## Recorded information
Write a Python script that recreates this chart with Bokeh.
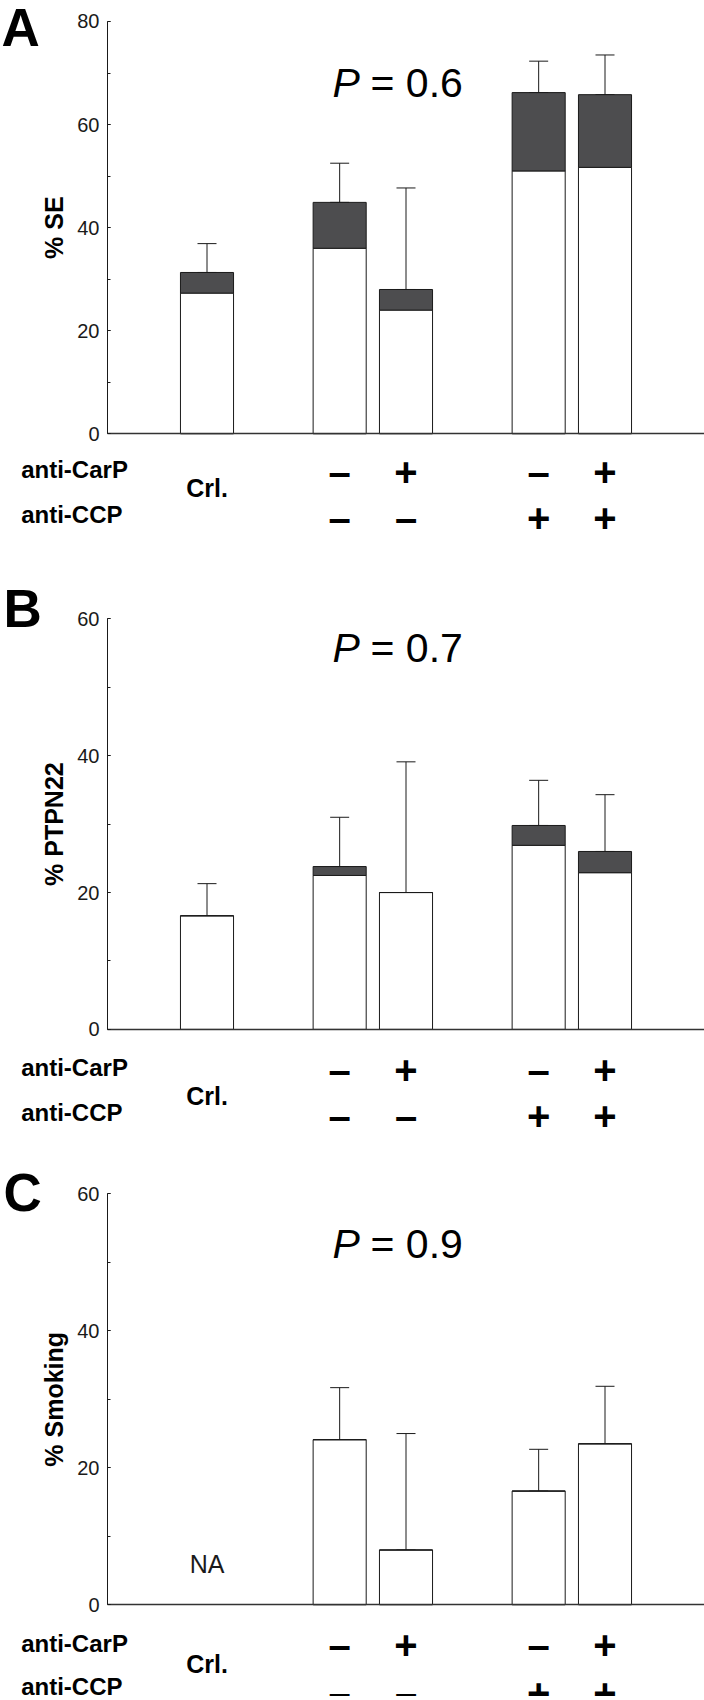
import math
from bokeh.plotting import figure
from bokeh.models import (Range1d, LinearAxis, SingleIntervalTicker, FixedTicker,
                          Whisker, TeeHead, Label, ColumnDataSource)
from bokeh.layouts import column
from bokeh.core.properties import value
from bokeh.embed import file_html
from bokeh.resources import INLINE

# ---------------- data ----------------
groups = ["Crl.", "CarP-/CCP-", "CarP+/CCP-", "CarP-/CCP+", "CarP+/CCP+"]
group_sizes = [1, 2, 2]
control_label = "Crl."
carp_signs = ["", "\u2013", "+", "\u2013", "+"]
ccp_signs = ["", "\u2013", "\u2013", "+", "+"]

se_white = [27.3, 36.0, 24.0, 51.0, 51.7]
se_total = [31.3, 44.9, 28.0, 66.2, 65.8]
se_err = [36.9, 52.5, 47.7, 72.3, 73.5]

ptpn_white = [16.6, 22.5, 20.0, 26.9, 22.9]
ptpn_total = [16.6, 23.8, 20.0, 29.8, 26.0]
ptpn_err = [21.3, 31.0, 39.1, 36.4, 34.3]

smoke_white = [None, 24.1, 8.0, 16.6, 23.5]
smoke_err = [None, 31.7, 25.0, 22.7, 31.9]

p_values = ["0.6", "0.7", "0.9"]
y_titles = ["% SE", "% PTPN22", "% Smoking"]
y_max = [80, 60, 60]
letters = ["A", "B", "C"]

# ---------------- layout ----------------
FONT = "Liberation Sans"
FIG_W = 704
AXIS_X = 107
N_SLOTS = 9
SLOT = (FIG_W - AXIS_X) / N_SLOTS
DARK = "#4d4d4f"
INK = "#1a1a1a"


def slot_positions():
    pos, s = [], 1.5
    for gs in group_sizes:
        for _ in range(gs):
            pos.append(s)
            s += 1
        s += 1
    return pos


X = slot_positions()


def px_x(page_x):
    return (page_x - AXIS_X) / SLOT


def make_panel(idx, white, total, err, geom):
    h, zero, s = geom["h"], geom["zero"], geom["s"]
    ymax = y_max[idx]
    y_end = zero / s
    y_start = -(h - zero) / s
    p = figure(width=FIG_W, height=h, x_range=Range1d(-AXIS_X / SLOT, N_SLOTS),
               y_range=Range1d(y_start, y_end), x_axis_type=None, y_axis_type=None,
               toolbar_location=None, output_backend="svg",
               min_border_left=0, min_border_right=0, min_border_top=0,
               min_border_bottom=0)
    p.outline_line_color = None
    p.background_fill_color = "white"
    p.border_fill_color = "white"

    ax = LinearAxis(ticker=SingleIntervalTicker(interval=20, num_minor_ticks=2),
                    bounds=(0, ymax), fixed_location=0)
    ax.major_tick_in = 3
    ax.major_tick_out = 0
    ax.minor_tick_in = 3
    ax.minor_tick_out = 0
    ax.major_label_standoff = 8
    ax.major_label_text_font = FONT
    ax.major_label_text_font_size = "20px"
    ax.major_label_text_color = INK
    ax.axis_line_color = INK
    ax.major_tick_line_color = INK
    ax.minor_tick_line_color = INK
    p.add_layout(ax, "left")

    xax = LinearAxis(ticker=FixedTicker(ticks=[]), bounds=(0, N_SLOTS), fixed_location=0)
    xax.major_tick_line_color = None
    xax.minor_tick_line_color = None
    xax.major_label_text_font_size = "0px"
    xax.axis_line_color = "#333333"
    xax.axis_line_width = 1.3
    p.add_layout(xax, "below")

    rows = [(x, w, t, e) for x, w, t, e in zip(X, white, total, err) if w is not None]
    src = ColumnDataSource(dict(x=[r[0] for r in rows], white=[r[1] for r in rows],
                                total=[r[2] for r in rows], err=[r[3] for r in rows]))
    p.vbar(x="x", width=0.8, bottom=0, top="white", source=src, fill_color="white",
           line_color=INK, line_width=1)
    p.vbar(x="x", width=0.8, bottom="white", top="total", source=src, fill_color=DARK,
           line_color=INK, line_width=1)
    p.add_layout(Whisker(source=src, base="x", lower="total", upper="err",
                         line_color=INK, line_width=1,
                         upper_head=TeeHead(size=19, line_color=INK, line_width=1),
                         lower_head=TeeHead(size=19, line_color=INK, line_width=1)))

    # sign rows (centres given in px below the zero line)
    sign_src = ColumnDataSource(dict(
        x=X + X, y=[-geom["sign1"] / s] * len(X) + [-geom["sign2"] / s] * len(X),
        t=carp_signs + ccp_signs))
    p.text(x="x", y="y", text="t", source=sign_src, text_font=value(FONT),
           text_font_size="40px", text_font_style="bold", text_align="center",
           text_baseline="middle", text_color="black")
    p.text(x=[X[0]], y=[-geom["crl"] / s], text=[control_label], text_font=value(FONT),
           text_font_size="25px", text_font_style="bold", text_align="center",
           text_baseline="middle", text_color="black")

    for name, off in (("anti-CarP", geom["carp"]), ("anti-CCP", geom["ccp"])):
        p.add_layout(Label(x=px_x(20.7), y=-off / s, text=name, text_font=FONT,
                           text_font_size="24px", text_font_style="bold",
                           text_align="left", text_baseline="middle",
                           text_color="black"))

    # panel letter
    p.add_layout(Label(x=px_x(geom["letter_x"]), y=(zero - geom["letter"]) / s,
                       text=letters[idx], text_font=FONT, text_font_size="53px",
                       text_font_style="bold", text_align="left",
                       text_baseline="middle", text_color="black"))
    # y title
    p.add_layout(Label(x=px_x(53), y=ymax / 2, text=y_titles[idx], angle=math.pi / 2,
                       text_font=FONT, text_font_size="25px", text_font_style="bold",
                       text_align="center", text_baseline="middle",
                       text_color="black"))
    # P value
    py = geom["p"] / s
    p.add_layout(Label(x=px_x(332), y=py, text="P", text_font=FONT,
                       text_font_size="41px", text_font_style="italic",
                       text_align="left", text_baseline="middle", text_color="black"))
    p.add_layout(Label(x=px_x(370), y=py, text="= " + p_values[idx], text_font=FONT,
                       text_font_size="41px", text_align="left",
                       text_baseline="middle", text_color="black"))
    if white[0] is None:
        p.text(x=[X[0]], y=[geom["na"] / s], text=["NA"], text_font=value(FONT),
               text_font_size="25px", text_align="center", text_baseline="middle",
               text_color=INK)
    return p


# vertical geometry: px from each figure's top (zero line, letter centre);
# other offsets are px of text centres relative to the zero line
geomA = dict(h=560, zero=433.3, s=5.154, letter=26.5, letter_x=1, carp=35.7, crl=53.7,
             ccp=80.2, sign1=38.4, sign2=83.7, p=350.8)
geomB = dict(h=580, zero=468.9, s=6.843, letter=47.5, letter_x=3, carp=37.7, crl=66.1,
             ccp=83.1, sign1=40.1, sign2=86.8, p=381.4)
geomC = dict(h=556, zero=464.3, s=6.85, letter=52, letter_x=3, carp=38.7, crl=59.1,
             ccp=81.7, sign1=40.2, sign2=87.7, p=360.7, na=40.8)

pA = make_panel(0, se_white, se_total, se_err, geomA)
pB = make_panel(1, ptpn_white, ptpn_total, ptpn_err, geomB)
pC = make_panel(2, smoke_white, smoke_white, smoke_err, geomC)

layout = column(pA, pB, pC, spacing=0)
open("out.html", "w").write(file_html(layout, INLINE))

## Task to carry out
Please reproduce the listing exactly from its opening line through the line that contains "from bokeh.resources import INLINE", both included, with all pictures omitted.

## Result for this task
Write a Python script that recreates this chart with Bokeh.
import math
from bokeh.plotting import figure
from bokeh.models import (Range1d, LinearAxis, SingleIntervalTicker, FixedTicker,
                          Whisker, TeeHead, Label, ColumnDataSource)
from bokeh.layouts import column
from bokeh.core.properties import value
from bokeh.embed import file_html
from bokeh.resources import INLINE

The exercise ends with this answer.